It’s that time of year when we head to pool parties, take the kids for a swim, jump in a fountain and hit the water parks. While recreational waters offer the perfect way to cool down during hot summer months, they’re also a source of serious germs. Unfortunately, chlorine doesn’t kill all germs immediately—some bacteria can live in chlorinated water for up to 10 days. This means germs can spread in even the best-maintained waters, leaving you and the kiddies at risk for scary Recreational Water Illnesses (RWIs).
RWIs are caused by swallowing, swimming or having contact with water contaminated with bacteria. They can lead to serious ear, eye, respiratory, skin or intestinal infections, including Cryptosporidiosis, which is caused by the Cryptosporidium parasite “Crypto”). Common RWI symptoms include stomach cramps, diarrhea, vomiting and fever.

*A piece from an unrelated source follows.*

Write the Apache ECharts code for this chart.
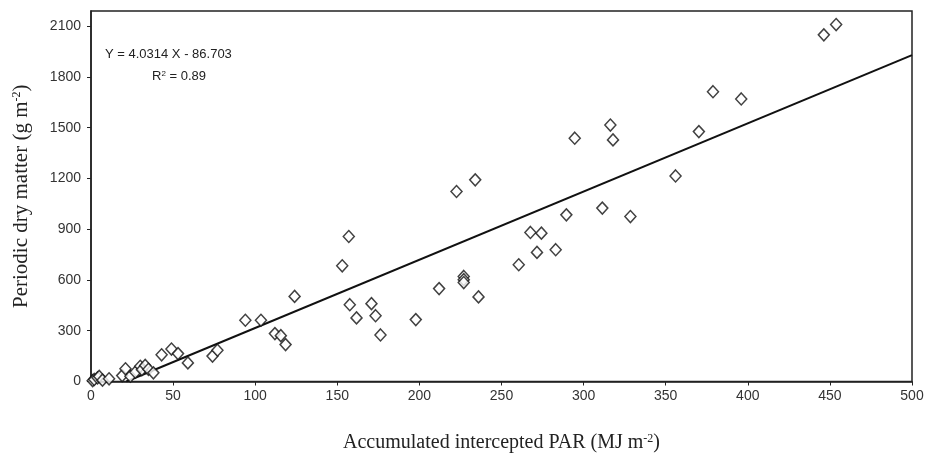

Most people don’t consider hygiene when they jump in a pool or other recreational water. Few shower prior to taking a swim and may be coming from a sweaty workout, doing yardwork, working construction—just imagine the possibilities.

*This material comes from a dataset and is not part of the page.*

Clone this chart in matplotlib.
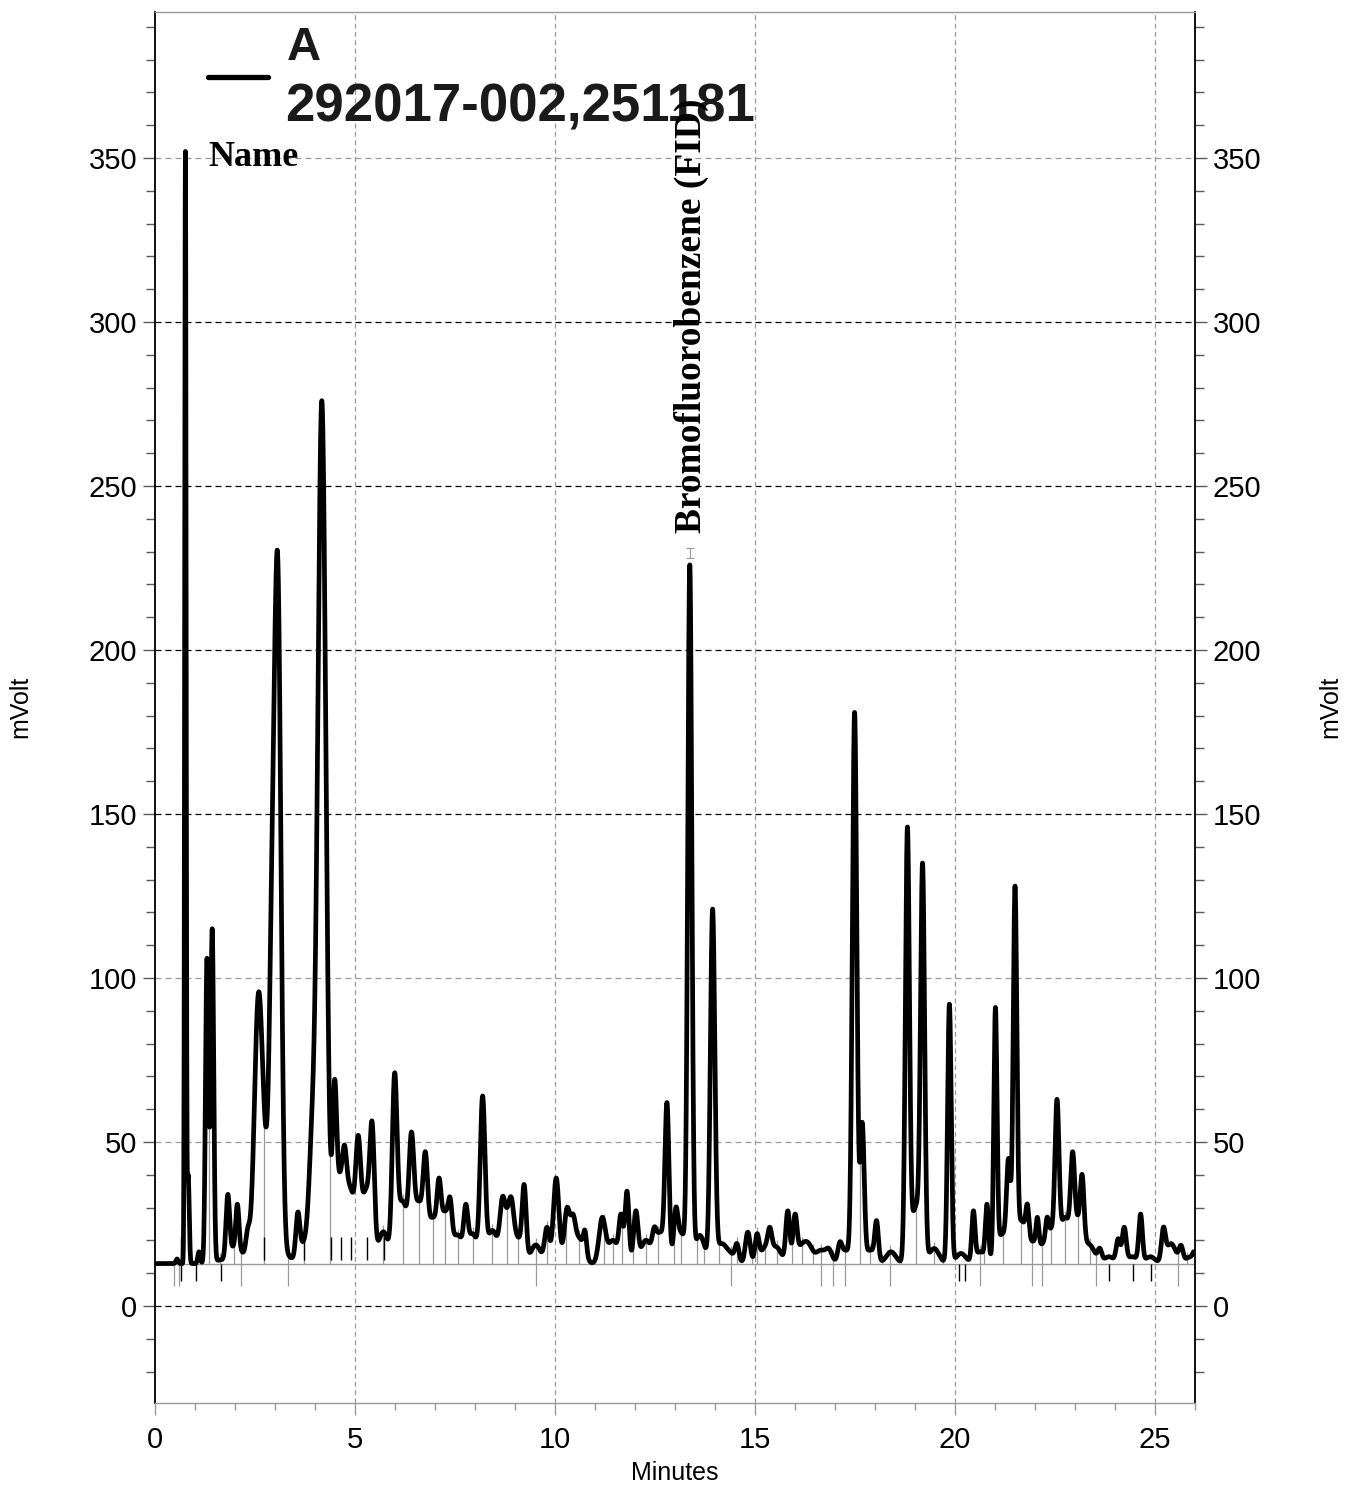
import numpy as np
import matplotlib
matplotlib.use("Agg")
import matplotlib.pyplot as plt
from matplotlib.lines import Line2D
from matplotlib.ticker import MultipleLocator

plt.rcParams['font.family'] = ['Liberation Sans', 'DejaVu Sans']
plt.rcParams['lines.scale_dashes'] = False

W, H = 1355, 1491

baseline_mv = 12.9

# peaks: retention time (min), trace value (mVolt), width (min)
peak_rt = [0.55, 0.76, 0.83, 1.10, 1.30, 1.43, 1.82, 2.06, 2.32, 2.58,
           2.93, 3.07, 3.57, 3.93, 4.17, 4.49, 4.74, 5.08, 5.43, 5.99,
           6.41, 6.76, 7.10, 7.38, 7.77, 8.19, 8.68, 8.91, 9.23, 9.80,
           10.03, 10.30, 10.45, 10.75, 11.18, 11.65, 11.80, 12.02, 12.48, 12.80,
           13.02, 13.37, 13.94, 14.55, 14.82, 15.05, 15.37, 15.82, 16.00, 16.35,
           16.85, 17.12, 17.49, 17.68, 18.04, 18.81, 19.19, 19.86, 20.46, 20.80,
           21.01, 21.34, 21.50, 21.81, 22.06, 22.30, 22.55, 22.94, 23.18, 23.62,
           24.08, 24.23, 24.64, 25.21, 25.65, 25.98]
peak_mv = [14.3, 352, 40, 16.5, 106, 115, 34, 31, 24, 95,
           150, 228, 28.6, 62, 276, 69, 49, 52, 56, 71,
           53, 47, 39, 33, 31, 64, 33, 33, 37, 24,
           39, 30, 28, 23, 27, 28, 35, 29, 24, 62,
           30, 226, 121, 19, 22.5, 22, 24, 29, 28, 19,
           17.5, 19.5, 181, 56, 26, 146, 135, 92, 29, 31,
           91, 45, 128, 31, 27, 27, 63, 47, 40, 17.6,
           20.5, 24, 28, 24, 18.5, 16.5]
peak_w = [0.03, 0.018, 0.025, 0.03, 0.037, 0.037, 0.045, 0.04, 0.05, 0.1,
          0.07, 0.08, 0.05, 0.08, 0.1, 0.05, 0.05, 0.06, 0.055, 0.06,
          0.06, 0.055, 0.05, 0.045, 0.05, 0.06, 0.06, 0.06, 0.05, 0.06,
          0.07, 0.07, 0.06, 0.04, 0.08, 0.05, 0.05, 0.055, 0.05, 0.05,
          0.05, 0.05, 0.055, 0.05, 0.06, 0.05, 0.05, 0.05, 0.05, 0.1,
          0.08, 0.05, 0.055, 0.05, 0.045, 0.05, 0.05, 0.045, 0.04, 0.04,
          0.04, 0.05, 0.045, 0.04, 0.035, 0.035, 0.05, 0.05, 0.045, 0.05,
          0.05, 0.05, 0.045, 0.05, 0.05, 0.04]

# valleys between peaks (min, mVolt)
valley_rt = [1.62, 1.97, 2.18, 2.75, 3.32, 3.74, 4.37, 4.63, 4.89, 5.28,
             5.71, 6.19, 6.59, 6.94, 7.26, 7.58, 7.94, 8.43, 8.80, 9.08,
             9.52, 10.6, 11.45, 12.27, 12.63, 13.15, 13.62, 14.15, 14.38, 15.26,
             15.54, 16.17, 16.64, 17.26, 17.88, 18.4, 19.03, 19.48, 20.15, 20.63,
             21.18, 21.66, 21.96, 22.18, 22.40, 22.75, 23.08, 23.38, 23.85, 24.43,
             24.88, 25.4, 25.88]
valley_mv = [14, 19, 16.5, 57, 16.5, 21, 56, 41, 36, 36,
             22.6, 32, 32, 27, 29, 21.6, 22, 23, 30, 21,
             18.6, 21, 20, 20, 22.5, 22.5, 21.5, 19, 16.5, 18.6,
             18, 19, 17, 17, 17, 16.5, 31, 17.5, 16, 16.5,
             22, 26, 19.8, 19, 23.8, 27, 28, 18.6, 15, 15,
             15, 19, 15]
valley_w = 0.12

# integration marks
drop_times = [0.68, 1.2, 1.36, 1.62, 1.97, 2.16, 2.72, 3.32, 3.72, 4.37,
              5.71, 6.19, 6.59, 6.94, 7.26, 7.58, 7.94, 8.43, 8.80, 9.08,
              9.52, 9.81, 10.28, 10.6, 10.85, 11.22, 11.45, 11.67, 11.95, 12.27,
              12.58, 12.98, 13.15, 13.54, 13.72, 14.11, 14.39, 14.55, 14.92, 15.05,
              15.26, 15.54, 15.92, 16.17, 16.45, 16.64, 16.94, 17.26, 17.63, 17.88,
              18.17, 18.38, 18.64, 19.03, 19.48, 19.69, 20.63, 20.72, 21.2, 21.65,
              21.93, 22.18, 22.4, 22.75, 23.07, 23.38, 23.53, 25.57, 25.8]
below_times = [0.47, 0.6, 2.16, 3.32, 9.52, 14.39, 16.64, 16.94, 17.26, 18.38,
               20.63, 21.93, 22.18, 23.53, 25.57]
black_up_times = [0.64, 2.72, 3.72, 4.41, 4.66, 4.91, 5.31, 5.72]
black_down_times = [0.64, 1.02, 1.65, 20.1, 20.25, 23.85, 24.44, 24.9]

rt = np.array(peak_rt + valley_rt)
mv = np.array(peak_mv + valley_mv)
wd = np.array(peak_w + [valley_w] * len(valley_rt))
G = np.exp(-0.5 * ((rt[:, None] - rt[None, :]) / wd[None, :]) ** 2)
amp = np.linalg.solve(G, mv - baseline_mv)

t = np.linspace(0, 26, 9000)
trace = baseline_mv + np.exp(-0.5 * ((t[:, None] - rt[None, :]) / wd[None, :]) ** 2) @ amp

fig = plt.figure(figsize=(W / 100, H / 100), dpi=100)
ax = fig.add_axes([155 / W, 1 - 1403 / H, (1195 - 155) / W, (1403 - 12) / H])

ax.set_xlim(0, 26)
ax.set_ylim(-29.6, 394.5)

# grid
for v in range(0, 351, 50):
    c = 'k' if v in (0, 150, 200, 250, 300) else '0.6'
    ax.axhline(v, color=c, lw=0.9, dashes=(4.3, 2.9), zorder=1)
for v in range(5, 26, 5):
    ax.axvline(v, color='0.6', lw=0.9, dashes=(3.5, 2.5), zorder=1)

ax.axhline(baseline_mv - 0.1, color='0.6', lw=1, zorder=2)

drop_top = np.interp(drop_times, t, trace)
ax.vlines(drop_times, baseline_mv, drop_top + 2, color='0.6', lw=0.9, zorder=2)
ax.vlines(below_times, 6, baseline_mv, color='0.6', lw=0.9, zorder=2)
ax.vlines(black_up_times, baseline_mv + 1, baseline_mv + 8, color='k', lw=1, zorder=2)
ax.vlines(black_down_times, 7.5, baseline_mv, color='k', lw=1, zorder=2)

ax.plot(t, trace, color='k', lw=3.4, zorder=3, solid_joinstyle='round')

# peak marker above Bromofluorobenzene
ax.errorbar(13.37, 229.5, yerr=1.6, color='0.6', lw=0.8, capsize=3, capthick=0.8)

# axes styling
ax.xaxis.set_major_locator(MultipleLocator(5))
ax.xaxis.set_minor_locator(MultipleLocator(1))
ax.yaxis.set_minor_locator(MultipleLocator(10))
ax.set_yticks(range(0, 351, 50))
ax.tick_params(axis='y', which='both', left=True, right=True, labelleft=True,
               labelright=True, direction='out', labelsize=21, color='0.35')
ax.tick_params(axis='y', which='major', length=8.6, width=1, pad=4.3)
ax.tick_params(axis='y', which='minor', length=6.5, width=1)
ax.tick_params(axis='x', which='major', length=8.6, width=1, pad=8,
               labelsize=21, color='0.6')
ax.tick_params(axis='x', which='minor', length=5, width=1, color='0.6')
for s in ('left', 'right'):
    ax.spines[s].set_color('k')
    ax.spines[s].set_linewidth(1.3)
for s in ('top', 'bottom'):
    ax.spines[s].set_color('0.6')
    ax.spines[s].set_linewidth(1)

fig.text(20 / W, 1 - 707 / H, 'mVolt', rotation=90, ha='center', va='center', fontsize=18)
fig.text(1330 / W, 1 - 707 / H, 'mVolt', rotation=90, ha='center', va='center', fontsize=18)
fig.text(675 / W, 1 - 1473 / H, 'Minutes', ha='center', va='center', fontsize=18)

# legend
fig.add_artist(Line2D([208 / W, 268 / W], [1 - 77 / H, 1 - 77 / H], color='k', lw=3.8,
                      solid_capstyle='round'))
fig.text(287 / W, 1 - 48 / H, 'A', ha='left', va='center', fontsize=34,
         fontweight='bold', color='#1a1a1a')
fig.text(285 / W, 1 - 107 / H, '292017-002,251181', ha='left', va='center', fontsize=38,
         fontweight='bold', color='#1a1a1a')
fig.text(208 / W, 1 - 158 / H, 'Name', ha='left', va='center', fontsize=26,
         fontweight='bold', family=['Liberation Serif', 'DejaVu Serif'])
fig.text(691 / W, 1 - 533 / H, 'Bromofluorobenzene (FID)', rotation=90, ha='center',
         va='bottom', fontsize=27, fontweight='bold',
         family=['Liberation Serif', 'DejaVu Serif'])

fig.savefig('out.png', dpi=100)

Read on to learn how to prevent RWIs.
Don’t Swallow Water We Swim In
When you go for a swim, it’s easy to accidentally swallow water—even more so for children. Focus on limiting those accidental gulps and remind children to avoid swallowing at all costs. Teach children early on to plug their noses when going under water.

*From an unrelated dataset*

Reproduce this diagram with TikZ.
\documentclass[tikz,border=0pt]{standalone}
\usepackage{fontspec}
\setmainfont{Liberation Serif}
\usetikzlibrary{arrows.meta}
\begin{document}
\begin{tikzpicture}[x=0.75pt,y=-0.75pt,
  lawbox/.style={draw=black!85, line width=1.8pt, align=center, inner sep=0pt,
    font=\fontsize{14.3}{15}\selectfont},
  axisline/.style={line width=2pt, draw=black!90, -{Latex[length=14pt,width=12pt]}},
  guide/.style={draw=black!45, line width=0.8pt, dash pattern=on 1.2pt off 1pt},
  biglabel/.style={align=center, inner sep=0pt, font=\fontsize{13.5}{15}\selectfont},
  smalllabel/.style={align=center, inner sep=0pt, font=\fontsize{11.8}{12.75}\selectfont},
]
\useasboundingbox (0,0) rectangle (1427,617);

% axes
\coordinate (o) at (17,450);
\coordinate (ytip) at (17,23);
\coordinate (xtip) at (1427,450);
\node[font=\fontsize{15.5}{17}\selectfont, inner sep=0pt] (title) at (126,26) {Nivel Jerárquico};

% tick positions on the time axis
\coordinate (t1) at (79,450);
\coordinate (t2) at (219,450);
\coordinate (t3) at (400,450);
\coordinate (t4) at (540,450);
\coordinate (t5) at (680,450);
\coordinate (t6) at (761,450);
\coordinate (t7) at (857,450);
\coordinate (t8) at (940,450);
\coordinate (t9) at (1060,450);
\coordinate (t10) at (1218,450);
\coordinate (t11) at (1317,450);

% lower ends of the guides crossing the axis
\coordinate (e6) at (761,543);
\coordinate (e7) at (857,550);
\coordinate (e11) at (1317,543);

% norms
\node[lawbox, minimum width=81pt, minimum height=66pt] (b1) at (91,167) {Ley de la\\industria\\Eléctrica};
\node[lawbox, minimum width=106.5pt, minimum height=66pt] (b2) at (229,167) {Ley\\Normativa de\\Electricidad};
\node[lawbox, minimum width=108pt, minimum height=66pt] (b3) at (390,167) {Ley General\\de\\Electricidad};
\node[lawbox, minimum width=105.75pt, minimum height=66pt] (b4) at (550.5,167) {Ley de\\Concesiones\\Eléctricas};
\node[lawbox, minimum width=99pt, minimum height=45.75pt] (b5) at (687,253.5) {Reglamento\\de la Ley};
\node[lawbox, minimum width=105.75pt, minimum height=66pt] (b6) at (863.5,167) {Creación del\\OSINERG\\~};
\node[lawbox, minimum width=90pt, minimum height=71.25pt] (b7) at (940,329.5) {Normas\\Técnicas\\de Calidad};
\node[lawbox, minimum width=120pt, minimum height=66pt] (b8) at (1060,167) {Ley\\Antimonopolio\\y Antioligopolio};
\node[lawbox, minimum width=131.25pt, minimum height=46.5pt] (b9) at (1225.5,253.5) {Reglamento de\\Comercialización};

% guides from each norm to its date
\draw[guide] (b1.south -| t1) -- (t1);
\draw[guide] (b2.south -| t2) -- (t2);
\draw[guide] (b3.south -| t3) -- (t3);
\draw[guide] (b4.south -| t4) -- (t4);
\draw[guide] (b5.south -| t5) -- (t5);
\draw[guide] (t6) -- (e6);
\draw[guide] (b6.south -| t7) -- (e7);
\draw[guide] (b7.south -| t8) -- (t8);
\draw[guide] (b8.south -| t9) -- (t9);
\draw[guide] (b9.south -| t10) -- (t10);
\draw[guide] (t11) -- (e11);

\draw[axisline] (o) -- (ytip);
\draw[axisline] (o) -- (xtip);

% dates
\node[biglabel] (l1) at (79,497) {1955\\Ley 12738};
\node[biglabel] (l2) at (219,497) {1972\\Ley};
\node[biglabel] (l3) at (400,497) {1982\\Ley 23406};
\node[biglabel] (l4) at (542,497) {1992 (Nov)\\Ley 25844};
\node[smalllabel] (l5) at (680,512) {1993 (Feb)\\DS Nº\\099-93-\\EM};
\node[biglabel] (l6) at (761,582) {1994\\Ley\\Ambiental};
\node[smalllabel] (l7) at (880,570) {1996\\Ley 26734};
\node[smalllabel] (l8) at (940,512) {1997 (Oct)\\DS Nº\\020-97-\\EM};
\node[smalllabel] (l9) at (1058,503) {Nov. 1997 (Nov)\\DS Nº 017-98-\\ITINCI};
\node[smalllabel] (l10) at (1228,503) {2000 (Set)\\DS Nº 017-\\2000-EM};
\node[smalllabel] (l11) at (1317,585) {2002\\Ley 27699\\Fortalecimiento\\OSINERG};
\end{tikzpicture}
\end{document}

Shower Before and After Swimming
One of the best ways to protect against RWIs is to shower before and immediately after going in any recreational water. This stops you from bringing germs into the water and helps remove any you pick up. Use soap and rinse for at least one full minute.
Wash Hands Thoroughly
Thoroughly wash your hands with soap and water for a minimum of 20 seconds after any recreational water activity.
Spray Down Your Gear
Spray down flip flops, swimming gear and snorkels with an athletic gear and fitness center antibacterial spray like Clear Gear. Do this as soon as you’ve showered to avoid contamination and kill bacteria.
Avoid Recreational Water After a Stomach Bug
Make sure you and your children avoid swimming for at least two weeks after experiencing diarrhea. Fecal matter can easily get into the water easily after recent stomach issues.
Use Swim Diapers
If you have a child still in diapers, put them in a swim diaper before hitting recreational waters. Check diapers every hour and don’t change them on a pool deck; do it inside a restroom.
Do Your Own Test
The CDC recommends testing chlorine and pH levels yourself with portable test strips.